Mon cœur a beaucoup de progrès à faire…
Si j'ai toujours aimé le style de Poppy Z.Brite - sec et sans sucres, dépourvu de verbiages ou de fioritures - j'ai toujours préféré ses nouvelles à ses romans, où elle paraissait moins à l'aise ou trop tentée de s'étendre sur la trame de fond plutôt que le fil conducteur.
Et c'est exactement le problème de "Soul Kitchen". Le livre débute avec un avant-goût légèrement polar, ce qu'il faut, posant une ambiance légèrement "film noir" avant de basculer sur les deux héros, des personnages récurrents dans la bibliographie de Brite. Jusqu'à la moitié du livre, j'ai eu la sensation de lire un premier chapitre : mise en place du décor, des personnages, de leur psychologie et de leurs relations. Si tout ceci est fait avec une simplicité des plus efficaces, si Brite sait nous plonger dans cette Nouvelle-Orléans et sa cuisine qu'elle semble adorer, il n'en reste pas moins qu'il ne se passe finalement pas grand-chose. C'est la vie comme elle va, la recherche de bonheur de Rickey et G-Man avec en filigrane les injustices et l'hypocrisie, la bêtise et la vanité humaine, c'est montrer les mécanismes lents de l'addiction et du "Burn out", c'est parler au lecteur de ce poison que le quotidien injecte régulièrement en nous. Tout ça en parlant de bouffe : familiale, expérimentale, délirante, exotique, Brite déroule un tapis de saveur par ses mots, toujours justes. Mais l'introduction laisse le lecteur dans l'expectative, celle d'une résolution (on y parle de meurtre et de victime d'erreur judiciaire) : l'entrée était un polar, ce qui suit s'apparente plus à une tranche de vie, sans beaucoup de liant entre les deux. La résolution viendra. En quatre pages, tragiques, venant troubler le calme de l'histoire. Pourtant, cela n'apporte rien de plus : même Rickey, témoin des événements, semble s'en foutre complètement. Alors imaginez un peu le lecteur...

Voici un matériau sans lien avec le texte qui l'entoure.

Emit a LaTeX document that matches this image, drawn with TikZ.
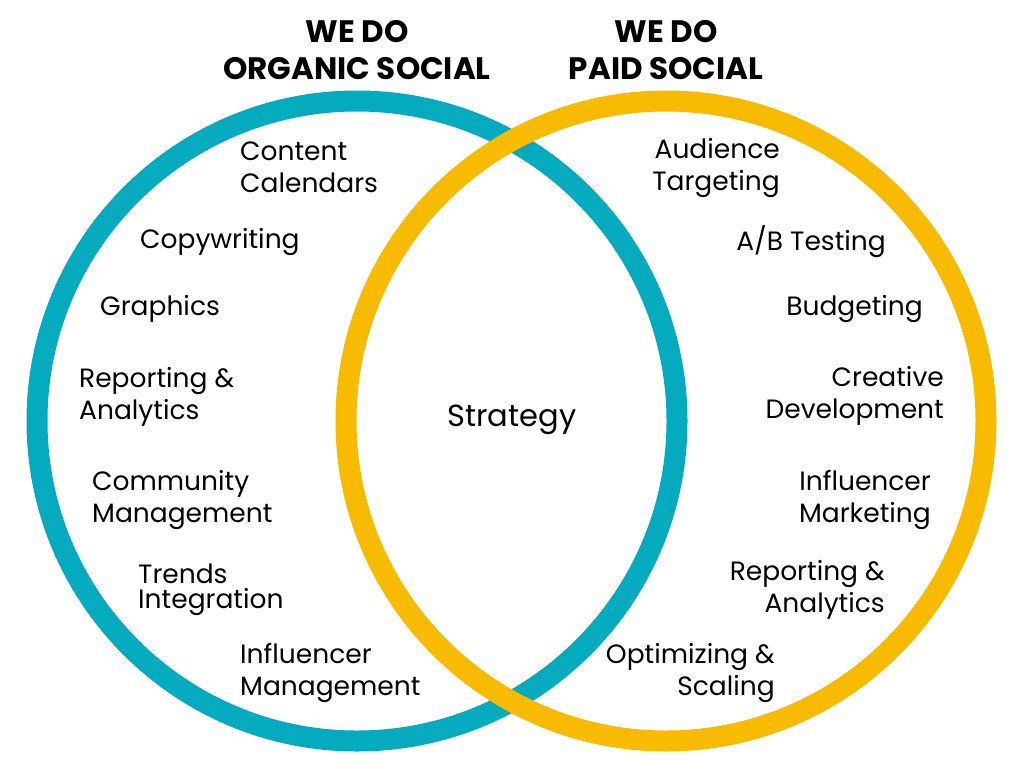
\documentclass[tikz,border=0pt]{standalone}
\usepackage{fontspec}
\setmainfont{Poppins}
\newfontfamily\titlefont{Poppins}[UprightFont=* Bold]
\definecolor{teal1}{HTML}{04ABBF}
\definecolor{gold1}{HTML}{F8BB00}
\begin{document}
\begin{tikzpicture}[x=1pt,y=-1pt,
  ring/.style={line width=21pt},
  lbl/.style={inner sep=0pt,font=\fontsize{26.5}{31.5}\selectfont},
  lleft/.style={lbl,anchor=base west,align=left},
  lright/.style={lbl,anchor=base east,align=right},
  ttl/.style={inner sep=0pt,anchor=base,align=center,font=\titlefont\fontsize{31}{36}\selectfont}]
\useasboundingbox (0,0) rectangle (1024,768);
\fill[white] (0,0) rectangle (1024,768);
\coordinate (cl) at (357,421);
\coordinate (cr) at (666,421);
\draw[ring,teal1] (cl) circle[radius=320pt];
\draw[ring,gold1] (cr) circle[radius=320pt];
% titles
\node[ttl] (t1) at (357,79) {WE DO\\ORGANIC SOCIAL};
\node[ttl] (t2) at (666,79) {WE DO\\PAID SOCIAL};
% centre
\node[lbl,anchor=base,font=\fontsize{30.5}{36}\selectfont] (s) at (512,426) {Strategy};
% left
\node[lleft] (l1) at (240,192) {Content\\Calendars};
\node[lleft] (l2) at (140,248) {Copywriting};
\node[lleft] (l3) at (100,315) {Graphics};
\node[lleft] (l4) at (79,419) {Reporting \&\\Analytics};
\node[lleft] (l5) at (92,522) {Community\\Management};
\node[lleft] (l6) at (138,608) {Trends\\[-6.5pt]Integration};
\node[lleft] (l7) at (240,695) {Influencer\\Management};
% right
\node[lright] (r1) at (780,190) {Audience\\Targeting};
\node[lright] (r2) at (886,250) {A/B Testing};
\node[lright] (r3) at (923,315) {Budgeting};
\node[lright] (r4) at (944,418) {Creative\\Development};
\node[lright] (r5) at (931,522) {Influencer\\Marketing};
\node[lright] (r6) at (885,612) {Reporting \&\\Analytics};
\node[lright] (r7) at (775,695) {Optimizing \&\\Scaling};
\end{tikzpicture}
\end{document}
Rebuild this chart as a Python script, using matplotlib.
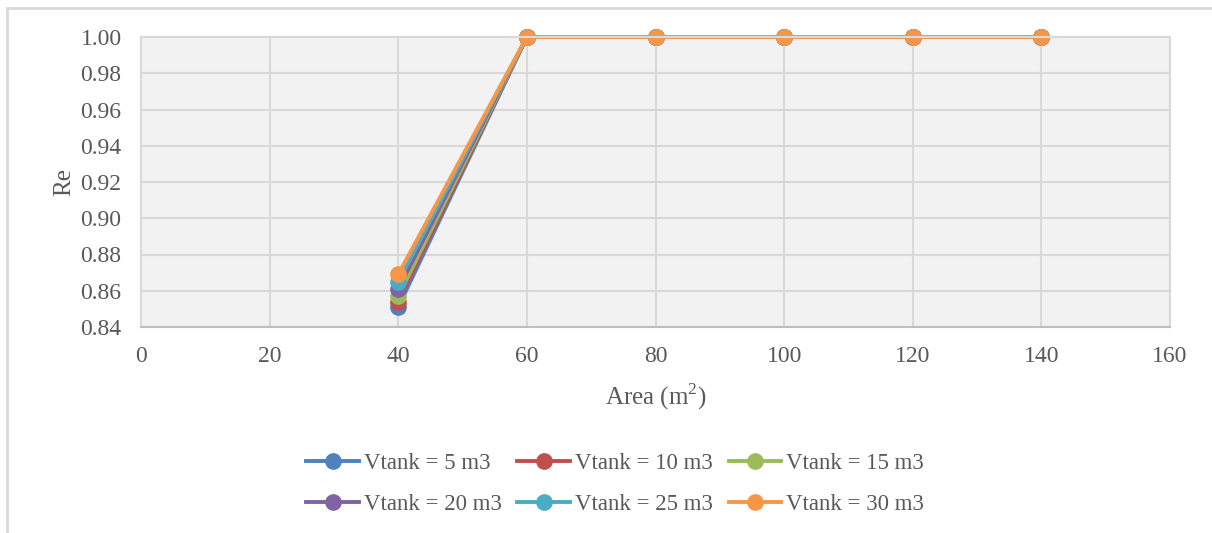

Ce n'est pas tant l'absence ou la présence de cette intrigue de fond que je reproche à "Soul Kitchen", c'est son inadéquation avec l'ambiance et le propos global. Un peu comme si on vous avez arrosé un magret de canard de glace à la vanille : vous aimez les deux, certes, mais l'un gâche le goût de l'autre. Pourquoi mettre en avant cette affaire de meurtre qui s'avère somme toute très secondaire ? Comme l'arbre qui cache la forêt, elle détourne le lecteur de ce qui est réellement intéressant dans "Soul Kitchen" et parasite la lecture...et vu la manière dont elle est expédiée - croyez-moi c'est le mot- on se demande bien quelle était son utilité. C'est réellement dommage car le récit est prenant, quoi qu'il n'ait pour ainsi dire aucun rebondissement réel, il parlera sans doute à chacun et l'évolution du personnage de Rickey est réellement intéressante. Mais avec son entrée en matière, "Soul Kitchen" trompe sur ses intentions. Dommage.